Fundamental trade-off between the speed of light and the Fano factor of photon current in three-level lambda systems

TL;DR

This paper establishes a fundamental trade-off in three-level lambda systems between the speed of light and photon current noise, revealing that the photon current's Fano factor peaks at 3 when light is slowest, impacting quantum memory design.

Contribution

It introduces a universal trade-off relation between light speed and photon current noise in three-level lambda systems, derived from a new Lindblad-type equation.

Findings

Fano factor of photon current maximizes to 3 at minimal group velocity

Trade-off relation is universal, independent of system parameters

Provides insights for optimizing quantum memory devices

Abstract

Electromagnetically induced slow-light medium is a promising system for quantum memory devices, but controlling its noise level remains a major challenge to overcome.
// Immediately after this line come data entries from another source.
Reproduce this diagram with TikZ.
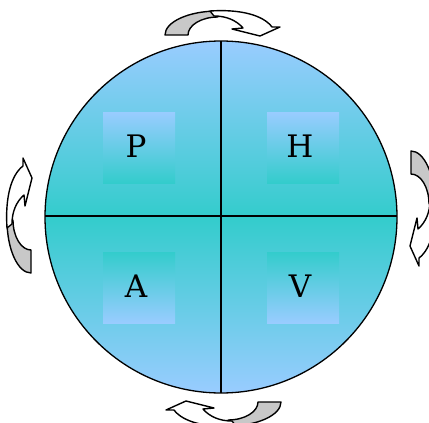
\documentclass[tikz,border=0pt]{standalone}
\usepackage{fontspec}
\setmainfont{DejaVu Serif}
\definecolor{lb}{HTML}{99CCFF}
\definecolor{tq}{HTML}{33CCCC}
\definecolor{ag}{HTML}{C8C8C8}
\begin{document}
\begin{tikzpicture}[x=1pt,y=-1pt,line join=round,
  quad/.style={draw=none,minimum width=72pt,minimum height=71pt,inner sep=0pt},
  lbl/.style={font=\fontsize{31}{31}\selectfont,inner sep=0pt},
  arrowline/.style={draw=black,line width=1.4pt},
  cyclearrow/.pic={
    \filldraw[fill=ag,arrowline] (-56,-182) .. controls (-56,-195.2) and (-32.3,-206) .. (-3,-206)
      -- (-3,-200) .. controls (-19.6,-200) and (-33,-191.9) .. (-33,-182) -- cycle;
    \filldraw[fill=white,arrowline] (-11,-206) .. controls (19,-208) and (42,-202) .. (51,-190)
      -- (59,-190) -- (39,-181) -- (11,-188) -- (22,-189)
      .. controls (15,-197) and (5,-201) .. (-7,-201) -- cycle;
  }]
\clip (0,0) rectangle (429,423);
\fill[white] (0,0) rectangle (429,423);
\coordinate (c) at (221,217);
\fill[top color=lb,bottom color=tq] (45,217) arc[start angle=180,end angle=360,radius=176] -- cycle;
\fill[top color=tq,bottom color=lb] (45,217) arc[start angle=180,end angle=0,radius=176] -- cycle;
\node[quad,top color=lb,bottom color=tq] (sqP) at (139,147.5) {};
\node[quad,top color=lb,bottom color=tq] (sqH) at (303,147.5) {};
\node[quad,top color=tq,bottom color=lb] (sqA) at (139,287.5) {};
\node[quad,top color=tq,bottom color=lb] (sqV) at (303,287.5) {};
\node[lbl] (P) at (136,146) {P};
\node[lbl] (H) at (300,146) {H};
\node[lbl] (A) at (136,286) {A};
\node[lbl] (V) at (300,286) {V};
\coordinate (nT) at (221,41);
\coordinate (nB) at (221,393);
\coordinate (nL) at (45,216);
\coordinate (nR) at (397,216);
\draw[line width=1.3pt] (c) circle[radius=176];
\draw[line width=1.3pt] (nT) -- (nB);
\draw[line width=1.3pt] (nL) -- (nR);
\coordinate (aT) at (221,217);
\coordinate (aR) at (229,207);
\coordinate (aB) at (225,220);
\coordinate (aL) at (213,217);
\pic at (aT) {cyclearrow};
\pic[rotate=-90] at (aR) {cyclearrow};
\pic[rotate=180] at (aB) {cyclearrow};
\pic[rotate=90] at (aL) {cyclearrow};
\end{tikzpicture}
\end{document}
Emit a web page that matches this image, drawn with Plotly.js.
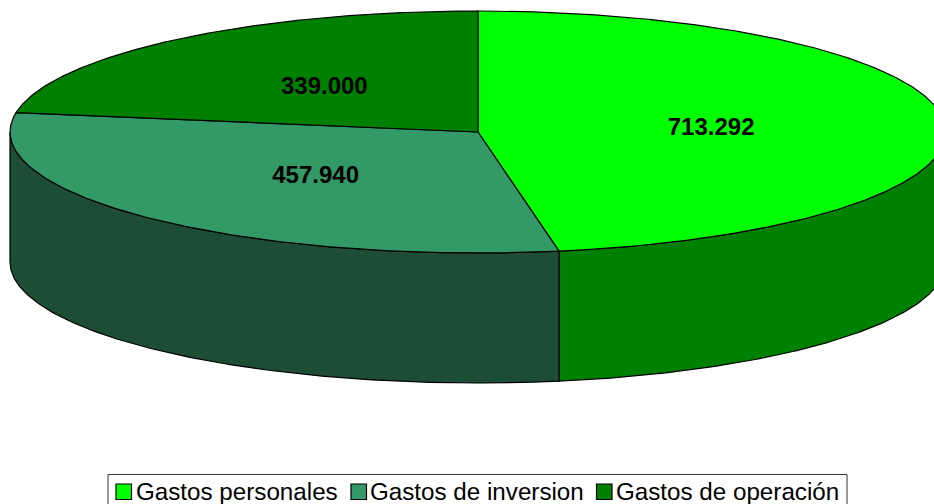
<!DOCTYPE html>
<html>
<head>
<meta charset="utf-8">
<script src="https://cdn.plot.ly/plotly-3.0.1.min.js"></script>
<style>html,body{margin:0;padding:0;background:#fff}#chart{width:934px;height:504px}</style>
</head>
<body>
<div id="chart"></div>
<script>
const categories = ["Gastos personales", "Gastos de inversion", "Gastos de operación"];
const values = [713292, 457940, 339000];
const valueLabels = ["713.292", "457.940", "339.000"];
const topColors = ["#00FF00", "#339966", "#008000"];
const sideColors = ["#008000", "#1D4D34", "#004000"];

const cx = 478, cy = 132, rx = 468, ry = 121, depth = 130;
const labelNudgeX = [0, 2, -2], labelNudgeY = 2;
const legendSwatchX = [116, 351, 596.5];
const legendTextX = [135, 369, 615];

const total = values.reduce((a, b) => a + b, 0);
const rad = d => d * Math.PI / 180;
const px = (deg, r = 1) => cx + rx * r * Math.sin(rad(deg));
const py = (deg, r = 1) => cy - ry * r * Math.cos(rad(deg));
function arc(a0, a1) {
  const pts = [], n = Math.max(2, Math.ceil(Math.abs(a1 - a0) * 2));
  for (let i = 0; i <= n; i++) pts.push(a0 + (a1 - a0) * i / n);
  return pts;
}
let start = 0;
const slices = values.map(v => {
  const s = { a0: start, a1: start + v / total * 360 };
  start = s.a1;
  return s;
});

const traces = [];
const line = { color: "#000", width: 1.2 };
// side walls: only the front half (90..270 degrees) is visible
slices.forEach((s, i) => {
  const a0 = Math.max(s.a0, 90), a1 = Math.min(s.a1, 270);
  if (a1 <= a0) return;
  const top = arc(a0, a1), bottom = top.slice().reverse();
  traces.push({
    type: "scatter", mode: "lines", fill: "toself", fillcolor: sideColors[i], line,
    x: top.map(a => px(a)).concat(bottom.map(a => px(a))).concat([px(a0)]),
    y: top.map(a => py(a)).concat(bottom.map(a => py(a) + depth)).concat([py(a0)]),
    hoverinfo: "skip", showlegend: false
  });
});
// top faces
slices.forEach((s, i) => {
  const pts = arc(s.a0, s.a1);
  traces.push({
    type: "scatter", mode: "lines", fill: "toself", fillcolor: topColors[i], line,
    x: [cx].concat(pts.map(a => px(a))).concat([cx]),
    y: [cy].concat(pts.map(a => py(a))).concat([cy]),
    name: categories[i], showlegend: false, hoverinfo: "skip"
  });
});
// value labels at half radius, mid angle
const mids = slices.map(s => (s.a0 + s.a1) / 2);
traces.push({
  type: "scatter", mode: "text",
  x: mids.map((a, i) => px(a, 0.5) + labelNudgeX[i]), y: mids.map(a => py(a, 0.5) + labelNudgeY),
  text: valueLabels, textposition: "middle center",
  textfont: { family: "Liberation Sans, Arial, sans-serif", size: 24, color: "#000", weight: 700 },
  hoverinfo: "skip", showlegend: false
});

const shapes = [{ type: "rect", xref: "x", yref: "y", x0: 108, x1: 847, y0: 474.5, y1: 520,
  line: { color: "#333", width: 1 }, fillcolor: "#fff", layer: "below" }];
categories.forEach((c, i) => shapes.push({ type: "rect", xref: "x", yref: "y",
  x0: legendSwatchX[i], x1: legendSwatchX[i] + 15.5, y0: 484, y1: 499.5,
  line: { color: "#000", width: 1.2 }, fillcolor: topColors[i] }));
const annotations = categories.map((c, i) => ({
  xref: "x", yref: "y", x: legendTextX[i] - 1, y: 491, xanchor: "left", yanchor: "middle",
  text: c, showarrow: false, font: { family: "Liberation Sans, Arial, sans-serif", size: 24.2, color: "#000" }
}));

Plotly.newPlot("chart", traces, {
  width: 934, height: 504, margin: { l: 0, r: 0, t: 0, b: 0 },
  paper_bgcolor: "#fff", plot_bgcolor: "#fff", showlegend: false,
  xaxis: { range: [0, 934], visible: false, fixedrange: true },
  yaxis: { range: [504, 0], visible: false, fixedrange: true },
  shapes, annotations
}, { staticPlot: true, displayModeBar: false });
</script>
</body>
</html>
This work considers the simplest model for such medium, comprised of three-level $\Lambda$-systems interacting with bosonic bath, and provides a new fundamental trade-off relation in light-matter interaction between the group velocity of light and the Fano factor of photon current due to radiative transitions. Considering the steady state limits of a newly derived Lindblad-type equation, we find that the Fano factor of the photon current maximizes to 3 at the minimal group velocity of light, which holds true universally regardless of detailed values of parameters characterizing the medium.